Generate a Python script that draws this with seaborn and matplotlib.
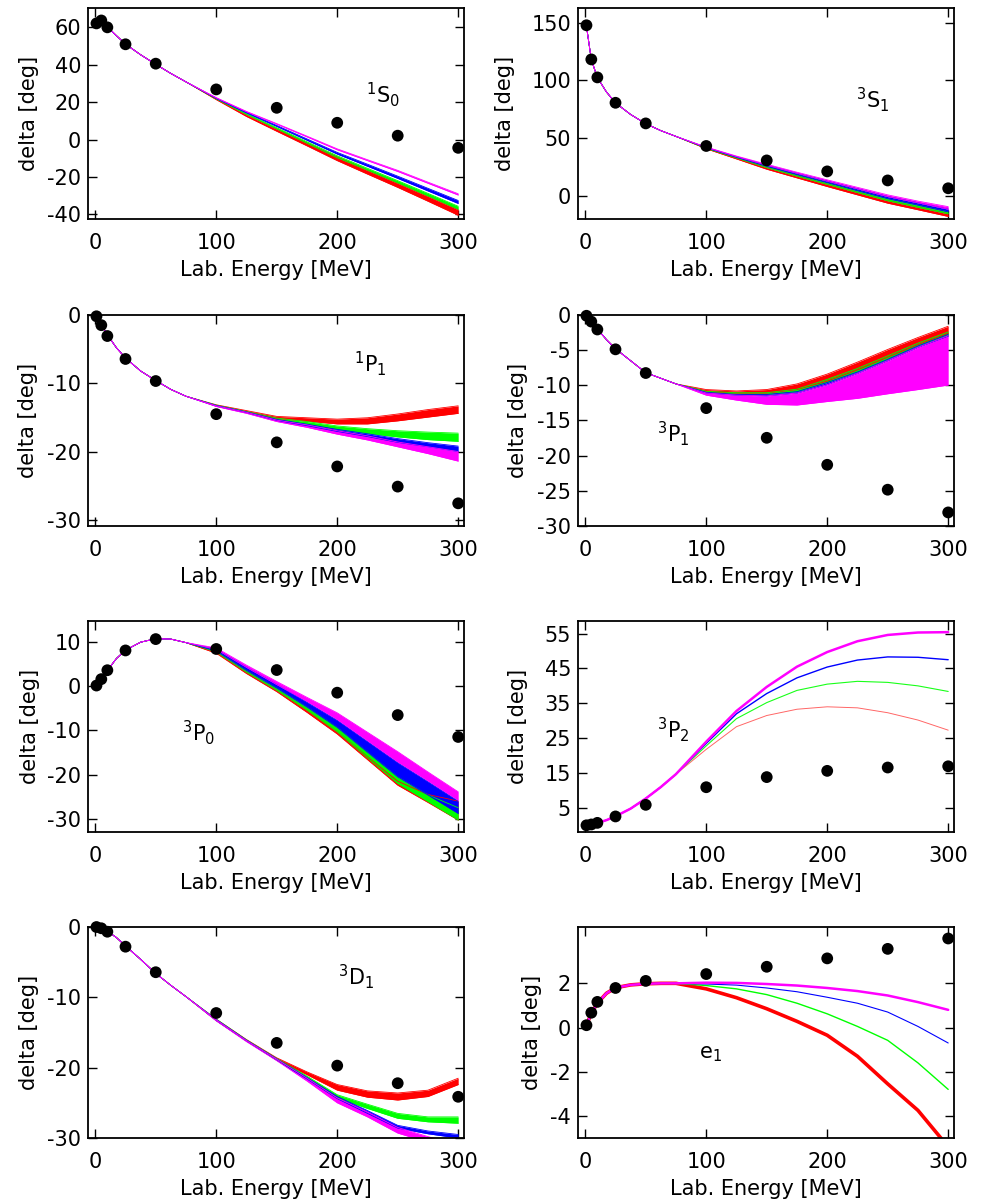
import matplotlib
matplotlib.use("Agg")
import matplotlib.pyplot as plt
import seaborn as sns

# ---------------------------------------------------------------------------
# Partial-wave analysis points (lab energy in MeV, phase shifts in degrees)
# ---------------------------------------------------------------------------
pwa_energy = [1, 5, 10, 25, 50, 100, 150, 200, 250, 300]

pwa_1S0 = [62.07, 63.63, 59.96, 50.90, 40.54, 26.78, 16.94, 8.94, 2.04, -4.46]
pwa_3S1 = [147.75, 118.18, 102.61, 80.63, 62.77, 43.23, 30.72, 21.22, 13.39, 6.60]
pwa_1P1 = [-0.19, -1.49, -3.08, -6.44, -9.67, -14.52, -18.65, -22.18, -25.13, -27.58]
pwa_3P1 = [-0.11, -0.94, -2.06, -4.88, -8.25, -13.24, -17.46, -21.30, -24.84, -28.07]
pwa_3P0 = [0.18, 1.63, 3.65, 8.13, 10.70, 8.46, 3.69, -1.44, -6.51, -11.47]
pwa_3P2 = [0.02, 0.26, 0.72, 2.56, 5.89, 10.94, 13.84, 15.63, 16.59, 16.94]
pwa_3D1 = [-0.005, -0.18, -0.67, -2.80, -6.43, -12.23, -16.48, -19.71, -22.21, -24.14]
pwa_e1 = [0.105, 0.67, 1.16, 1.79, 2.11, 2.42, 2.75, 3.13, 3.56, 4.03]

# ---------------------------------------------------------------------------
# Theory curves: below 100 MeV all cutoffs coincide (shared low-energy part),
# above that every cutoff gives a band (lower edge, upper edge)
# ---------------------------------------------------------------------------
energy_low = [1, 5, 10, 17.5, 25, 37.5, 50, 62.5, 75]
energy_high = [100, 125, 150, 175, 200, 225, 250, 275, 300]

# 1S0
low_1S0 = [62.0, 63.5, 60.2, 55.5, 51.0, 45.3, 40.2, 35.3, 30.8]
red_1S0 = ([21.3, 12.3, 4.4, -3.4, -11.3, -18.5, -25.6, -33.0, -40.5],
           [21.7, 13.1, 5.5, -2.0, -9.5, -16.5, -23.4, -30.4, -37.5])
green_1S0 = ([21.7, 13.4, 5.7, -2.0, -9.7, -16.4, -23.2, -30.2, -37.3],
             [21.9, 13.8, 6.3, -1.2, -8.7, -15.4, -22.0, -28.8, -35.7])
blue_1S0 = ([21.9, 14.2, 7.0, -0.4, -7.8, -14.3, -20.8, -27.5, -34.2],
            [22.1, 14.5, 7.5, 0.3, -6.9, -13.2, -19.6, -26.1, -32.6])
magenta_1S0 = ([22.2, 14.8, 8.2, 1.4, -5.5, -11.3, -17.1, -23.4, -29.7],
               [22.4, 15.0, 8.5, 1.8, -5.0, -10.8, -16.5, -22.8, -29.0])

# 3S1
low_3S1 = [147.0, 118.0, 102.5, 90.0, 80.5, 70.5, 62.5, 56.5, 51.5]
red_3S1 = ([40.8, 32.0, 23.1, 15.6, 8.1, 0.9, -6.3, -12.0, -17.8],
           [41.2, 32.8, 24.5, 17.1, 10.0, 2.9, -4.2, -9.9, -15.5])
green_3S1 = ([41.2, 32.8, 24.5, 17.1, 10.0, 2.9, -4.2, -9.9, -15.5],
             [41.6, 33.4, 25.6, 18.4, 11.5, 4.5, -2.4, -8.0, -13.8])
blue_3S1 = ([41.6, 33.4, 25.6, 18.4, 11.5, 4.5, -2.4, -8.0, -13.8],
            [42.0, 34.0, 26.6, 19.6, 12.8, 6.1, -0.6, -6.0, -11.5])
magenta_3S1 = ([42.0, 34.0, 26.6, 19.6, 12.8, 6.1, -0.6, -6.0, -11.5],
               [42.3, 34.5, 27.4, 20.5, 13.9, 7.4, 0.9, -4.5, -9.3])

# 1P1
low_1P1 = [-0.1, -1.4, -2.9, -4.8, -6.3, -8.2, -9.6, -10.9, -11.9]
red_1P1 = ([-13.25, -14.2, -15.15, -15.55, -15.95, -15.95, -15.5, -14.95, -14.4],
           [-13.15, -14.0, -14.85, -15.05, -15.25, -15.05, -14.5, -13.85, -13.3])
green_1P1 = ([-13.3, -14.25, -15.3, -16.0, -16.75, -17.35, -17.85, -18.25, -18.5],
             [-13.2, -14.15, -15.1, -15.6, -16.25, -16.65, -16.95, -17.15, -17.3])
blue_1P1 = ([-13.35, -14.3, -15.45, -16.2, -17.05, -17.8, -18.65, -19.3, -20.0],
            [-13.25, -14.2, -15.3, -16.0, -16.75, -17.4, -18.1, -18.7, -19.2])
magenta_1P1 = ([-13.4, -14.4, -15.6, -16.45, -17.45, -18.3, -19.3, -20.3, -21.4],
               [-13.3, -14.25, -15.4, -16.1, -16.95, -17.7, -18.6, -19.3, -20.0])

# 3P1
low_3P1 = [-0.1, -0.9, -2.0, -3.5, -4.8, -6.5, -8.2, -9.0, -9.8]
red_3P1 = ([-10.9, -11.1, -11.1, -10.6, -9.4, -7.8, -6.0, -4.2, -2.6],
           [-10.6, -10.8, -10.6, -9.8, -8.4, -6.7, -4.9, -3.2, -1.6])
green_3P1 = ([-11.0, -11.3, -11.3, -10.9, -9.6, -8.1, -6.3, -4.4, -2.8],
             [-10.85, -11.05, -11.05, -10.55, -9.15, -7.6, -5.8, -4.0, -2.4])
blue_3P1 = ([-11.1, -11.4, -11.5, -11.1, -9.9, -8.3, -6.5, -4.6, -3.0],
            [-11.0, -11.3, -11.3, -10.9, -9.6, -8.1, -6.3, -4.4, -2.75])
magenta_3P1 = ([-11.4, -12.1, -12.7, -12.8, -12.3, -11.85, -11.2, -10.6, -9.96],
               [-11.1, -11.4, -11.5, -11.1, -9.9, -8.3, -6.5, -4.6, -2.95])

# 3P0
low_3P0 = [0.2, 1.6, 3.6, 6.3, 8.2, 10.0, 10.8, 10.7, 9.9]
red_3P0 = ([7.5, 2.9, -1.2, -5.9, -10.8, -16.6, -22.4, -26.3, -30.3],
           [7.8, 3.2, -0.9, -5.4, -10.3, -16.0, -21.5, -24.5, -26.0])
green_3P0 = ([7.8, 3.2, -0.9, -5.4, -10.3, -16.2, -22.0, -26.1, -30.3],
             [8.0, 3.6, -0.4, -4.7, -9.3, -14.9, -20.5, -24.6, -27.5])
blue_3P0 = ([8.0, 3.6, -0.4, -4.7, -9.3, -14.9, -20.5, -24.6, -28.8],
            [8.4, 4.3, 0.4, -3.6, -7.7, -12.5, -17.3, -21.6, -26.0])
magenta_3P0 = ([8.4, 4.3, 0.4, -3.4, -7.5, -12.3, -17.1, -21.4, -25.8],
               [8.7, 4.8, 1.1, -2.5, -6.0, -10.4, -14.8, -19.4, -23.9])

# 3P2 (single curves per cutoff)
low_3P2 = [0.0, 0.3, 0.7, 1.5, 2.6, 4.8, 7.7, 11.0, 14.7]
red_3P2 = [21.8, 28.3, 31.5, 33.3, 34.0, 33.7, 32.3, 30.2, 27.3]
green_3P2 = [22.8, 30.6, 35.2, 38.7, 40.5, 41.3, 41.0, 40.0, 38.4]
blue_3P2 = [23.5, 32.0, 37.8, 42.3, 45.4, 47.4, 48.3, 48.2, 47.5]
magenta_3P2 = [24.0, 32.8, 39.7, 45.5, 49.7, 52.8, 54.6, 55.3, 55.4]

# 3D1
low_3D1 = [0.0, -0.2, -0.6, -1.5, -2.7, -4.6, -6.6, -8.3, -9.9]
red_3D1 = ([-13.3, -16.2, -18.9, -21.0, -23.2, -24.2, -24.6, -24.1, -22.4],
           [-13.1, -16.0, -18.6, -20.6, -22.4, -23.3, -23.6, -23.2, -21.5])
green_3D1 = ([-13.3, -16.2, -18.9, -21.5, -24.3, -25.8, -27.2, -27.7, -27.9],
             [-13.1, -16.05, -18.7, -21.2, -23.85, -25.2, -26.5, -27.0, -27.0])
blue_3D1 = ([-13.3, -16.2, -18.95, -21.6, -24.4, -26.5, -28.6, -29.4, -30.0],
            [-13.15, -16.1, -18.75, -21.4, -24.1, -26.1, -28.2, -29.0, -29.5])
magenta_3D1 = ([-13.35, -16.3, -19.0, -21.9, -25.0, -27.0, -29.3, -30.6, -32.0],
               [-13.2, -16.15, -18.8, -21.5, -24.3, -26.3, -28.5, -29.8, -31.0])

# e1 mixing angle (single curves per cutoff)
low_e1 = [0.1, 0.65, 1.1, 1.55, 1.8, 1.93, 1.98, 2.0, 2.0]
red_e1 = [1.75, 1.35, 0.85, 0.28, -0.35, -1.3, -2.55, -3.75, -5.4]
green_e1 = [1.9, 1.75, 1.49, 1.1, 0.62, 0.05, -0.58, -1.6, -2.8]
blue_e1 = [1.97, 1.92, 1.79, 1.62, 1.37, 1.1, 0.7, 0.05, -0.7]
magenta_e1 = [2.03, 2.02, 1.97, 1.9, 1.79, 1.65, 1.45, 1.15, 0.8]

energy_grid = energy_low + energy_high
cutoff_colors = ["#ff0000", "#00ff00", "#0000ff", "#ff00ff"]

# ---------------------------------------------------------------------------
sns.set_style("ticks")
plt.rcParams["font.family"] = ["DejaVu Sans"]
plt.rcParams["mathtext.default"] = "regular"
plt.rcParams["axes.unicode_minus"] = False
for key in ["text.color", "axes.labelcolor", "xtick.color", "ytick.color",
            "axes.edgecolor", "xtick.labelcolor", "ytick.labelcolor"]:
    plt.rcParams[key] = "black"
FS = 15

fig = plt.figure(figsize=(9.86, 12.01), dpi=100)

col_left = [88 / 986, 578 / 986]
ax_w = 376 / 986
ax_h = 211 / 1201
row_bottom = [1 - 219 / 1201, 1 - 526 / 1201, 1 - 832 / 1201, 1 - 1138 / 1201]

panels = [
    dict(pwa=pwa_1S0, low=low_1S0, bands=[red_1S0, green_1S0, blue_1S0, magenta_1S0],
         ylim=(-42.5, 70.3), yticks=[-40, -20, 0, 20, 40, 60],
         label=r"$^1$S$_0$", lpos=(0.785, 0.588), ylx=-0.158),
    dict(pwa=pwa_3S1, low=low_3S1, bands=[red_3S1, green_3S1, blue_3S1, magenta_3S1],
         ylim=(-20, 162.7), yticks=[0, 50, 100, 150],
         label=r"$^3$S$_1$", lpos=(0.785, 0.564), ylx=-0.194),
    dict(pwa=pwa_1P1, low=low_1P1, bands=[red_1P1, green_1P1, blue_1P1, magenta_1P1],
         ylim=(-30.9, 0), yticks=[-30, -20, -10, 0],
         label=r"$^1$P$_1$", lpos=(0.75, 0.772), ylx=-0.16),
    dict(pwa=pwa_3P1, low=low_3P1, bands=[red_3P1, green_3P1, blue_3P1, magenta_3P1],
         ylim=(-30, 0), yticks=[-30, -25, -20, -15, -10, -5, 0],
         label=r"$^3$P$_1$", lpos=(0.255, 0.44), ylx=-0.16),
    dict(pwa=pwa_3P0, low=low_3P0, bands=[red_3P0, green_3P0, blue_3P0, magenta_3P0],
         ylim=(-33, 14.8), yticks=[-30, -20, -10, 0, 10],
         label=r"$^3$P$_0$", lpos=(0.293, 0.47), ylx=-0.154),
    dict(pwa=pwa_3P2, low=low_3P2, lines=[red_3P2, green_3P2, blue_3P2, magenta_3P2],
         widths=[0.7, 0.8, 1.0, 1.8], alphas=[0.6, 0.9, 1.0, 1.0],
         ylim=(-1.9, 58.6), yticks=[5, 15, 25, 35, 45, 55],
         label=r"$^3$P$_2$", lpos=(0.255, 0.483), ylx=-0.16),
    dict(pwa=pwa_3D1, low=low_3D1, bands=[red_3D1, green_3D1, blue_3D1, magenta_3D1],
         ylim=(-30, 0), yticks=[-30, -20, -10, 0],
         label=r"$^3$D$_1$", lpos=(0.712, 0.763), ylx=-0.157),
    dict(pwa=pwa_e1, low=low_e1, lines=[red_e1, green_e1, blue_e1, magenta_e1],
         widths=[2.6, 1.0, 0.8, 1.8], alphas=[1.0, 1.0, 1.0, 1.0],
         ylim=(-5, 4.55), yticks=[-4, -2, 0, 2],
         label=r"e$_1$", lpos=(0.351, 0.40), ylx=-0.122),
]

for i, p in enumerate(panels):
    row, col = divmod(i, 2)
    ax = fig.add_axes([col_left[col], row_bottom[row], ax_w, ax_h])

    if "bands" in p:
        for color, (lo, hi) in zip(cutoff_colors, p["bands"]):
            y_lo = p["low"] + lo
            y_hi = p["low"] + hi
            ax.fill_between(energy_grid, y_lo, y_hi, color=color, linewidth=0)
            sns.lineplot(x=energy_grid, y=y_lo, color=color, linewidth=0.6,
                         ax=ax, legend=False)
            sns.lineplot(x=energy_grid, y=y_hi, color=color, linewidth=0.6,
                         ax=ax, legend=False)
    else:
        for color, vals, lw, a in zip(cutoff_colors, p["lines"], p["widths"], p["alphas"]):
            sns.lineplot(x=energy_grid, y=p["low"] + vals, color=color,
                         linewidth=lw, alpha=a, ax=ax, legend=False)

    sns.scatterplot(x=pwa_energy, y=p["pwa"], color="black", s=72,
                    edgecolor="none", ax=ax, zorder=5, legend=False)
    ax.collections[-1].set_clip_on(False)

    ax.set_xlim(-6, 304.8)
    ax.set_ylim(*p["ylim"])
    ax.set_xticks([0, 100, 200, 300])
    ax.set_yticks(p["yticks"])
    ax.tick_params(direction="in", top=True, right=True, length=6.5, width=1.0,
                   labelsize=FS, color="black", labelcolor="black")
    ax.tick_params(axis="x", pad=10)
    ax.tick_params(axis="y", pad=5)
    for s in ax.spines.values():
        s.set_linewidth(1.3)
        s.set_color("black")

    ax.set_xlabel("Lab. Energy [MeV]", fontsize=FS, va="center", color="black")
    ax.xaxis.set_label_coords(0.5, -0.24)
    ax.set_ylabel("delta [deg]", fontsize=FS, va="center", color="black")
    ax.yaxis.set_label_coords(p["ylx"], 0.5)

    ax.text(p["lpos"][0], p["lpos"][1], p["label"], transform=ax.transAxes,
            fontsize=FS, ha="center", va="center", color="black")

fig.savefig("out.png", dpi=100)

__Request__.
From the first line above down to the line with "200, 250, 300]", reproduce every line and no others, omitting pictures.

__Result below__.
Generate a Python script that draws this with seaborn and matplotlib.
import matplotlib
matplotlib.use("Agg")
import matplotlib.pyplot as plt
import seaborn as sns

# ---------------------------------------------------------------------------
# Partial-wave analysis points (lab energy in MeV, phase shifts in degrees)
# ---------------------------------------------------------------------------
pwa_energy = [1, 5, 10, 25, 50, 100, 150, 200, 250, 300]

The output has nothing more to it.